When history ceases, there is technology to feel the gap. These seemingly antithetical avenues are going to come together, courtesy of some designers from the Institute for Digital Archaeology. As a result, we might see the full-scale renditions of the glorious Palmyra Arch, a Greco-Roman styled monument that was probably demolished by ISIS back in October of 2015. But beyond just constructing the replicas in a conventional manner, the team has decided to the take the 3D printing route. So we would see the designers using a large 3D printer for their heroic effort.
From the historical perspective, the settlement of Palmyra with its assortment of different people ranging from Arameans to Arabs, thrived from the 1st century AD, partly due to its strategic trading location (134 miles from Damascus) that was in proximity to the caravan routes. And with its rising wealth, the city went through an opulent constructional phase that including several Greco-Roman styled building, including the famed Temple of Bel (which was destroyed by ISIS in August, 2015). The 2,000-years old Palmyra Arch was built as the grand entrance-way to this very temple complex, and as such rose to an impressive height of 15 m (almost 50 ft).
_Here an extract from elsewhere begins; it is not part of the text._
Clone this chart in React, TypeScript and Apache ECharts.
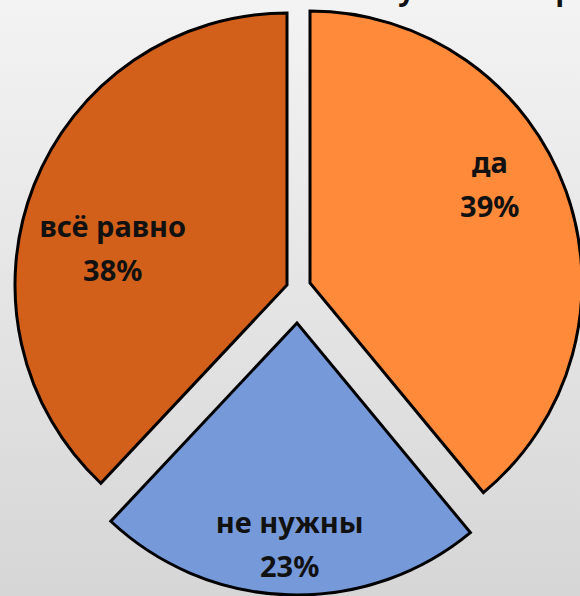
import React, { useEffect, useRef } from "react";
import * as echarts from "echarts";

const categories = ["да", "не нужны", "всё равно"];
const values = [39, 23, 38];
const colors = ["#FF8A3A", "#7699DA", "#D2601A"];
const centers: [number, number][] = [
  [310, 283],
  [297, 323],
  [287, 285],
];
const labelShift = [
  { dx: 49, dy: -52 },
  { dx: -3, dy: 82 },
  { dx: -45, dy: 14 },
];
const titleText = "Нужны ли прививки?";

export default function App() {
  const ref = useRef<HTMLDivElement>(null);
  useEffect(() => {
    if (!ref.current) return;
    const chart = echarts.init(ref.current, null, { renderer: "svg" });
    const series = categories.map((_, si) => ({
      type: "pie",
      radius: 272,
      center: centers[si],
      startAngle: 90,
      clockwise: true,
      animation: false,
      silent: true,
      labelLayout: labelShift[si],
      data: categories.map((name, i) => ({
        name,
        value: values[i],
        itemStyle:
          i === si
            ? { color: colors[i], borderColor: "#000", borderWidth: 3, borderJoin: "miter" }
            : { color: "rgba(0,0,0,0)", borderWidth: 0 },
        label:
          i === si
            ? {
                show: true,
                position: "inside",
                formatter: "{b}\n{c}%",
                color: "#111",
                fontFamily: "Noto Sans",
                fontWeight: "bold",
                fontSize: 29,
                lineHeight: 44,
                align: "center",
              }
            : { show: false },
        labelLine: { show: false },
      })),
    }));
    chart.setOption({
      animation: false,
      backgroundColor: {
        type: "linear",
        x: 0,
        y: 0,
        x2: 0,
        y2: 1,
        colorStops: [
          { offset: 0, color: "#F3F3F3" },
          { offset: 1, color: "#D6D6D6" },
        ],
      },
      graphic: [
        {
          type: "text",
          left: 376,
          top: -26,
          style: {
            text: titleText,
            fill: "#111",
            font: "bold 29px 'Noto Sans'",
          },
        },
      ],
      series,
    });
    return () => chart.dispose();
  }, []);
  return (
    <div
      ref={ref}
      style={{ position: "fixed", left: 0, top: 0, width: 580, height: 596 }}
    />
  );
}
Now in regard to the our contemporary affairs, researchers are still not sure if the Palmyra Arch had been completely destroyed by the forces of ISIS. As Alexy Karenowska, the director of technology for the Institute for Digital Archaeology, said –
The status is uncertain. This is part of the motivation for selecting this particular object for the installation. Given the level of destruction in Palmyra, it seems unlikely it has survived without some damage, but if it remains standing in any form, it represents an outstanding symbol of resilience. If it doesn’t, then the message is obviously just as powerful, but for different reasons.
So in any case, the team members have resolved to go ahead with their plans. The endeavor entails the 3D printing of the entire replicas in off-site bases, and their subsequent transportation to the specific locations. These specific locations equate to the Trafalgar Square in London and the Times Square in New York.
And interestingly, beyond just the herculean task of 3D printing detailed and imposing historical facades, the Institute for Digital Archaeology has also started other fascinating projects for preservation of history. For example, in another conscientious endeavor, the organization has collaborated with UNESCO to distribute around 5,000 low-cost 3D cameras among volunteers. These cameras are to used for taking photographs and documenting images of the threatened cultural artifacts and structures in Middle East and North Africa. In fact, the institute expects over 20 million of such images to be collected. And once they are processed, the experts can build an accessible database that can be later used for both education and even 3D replication. As the institute website makes it clear –
Digital archaeology represents the natural evolution of classical archaeology, permitting researchers to look at ancient objects in a whole new way, to uncover hidden inscriptions, invisible paint lines, the faintest palimpsests…and to share these discoveries with the world. Beyond that, as the Million Image Database demonstrates, it can put these crucially important repositories of our cultural identity and shared history forever beyond the reach of those who would destroy them.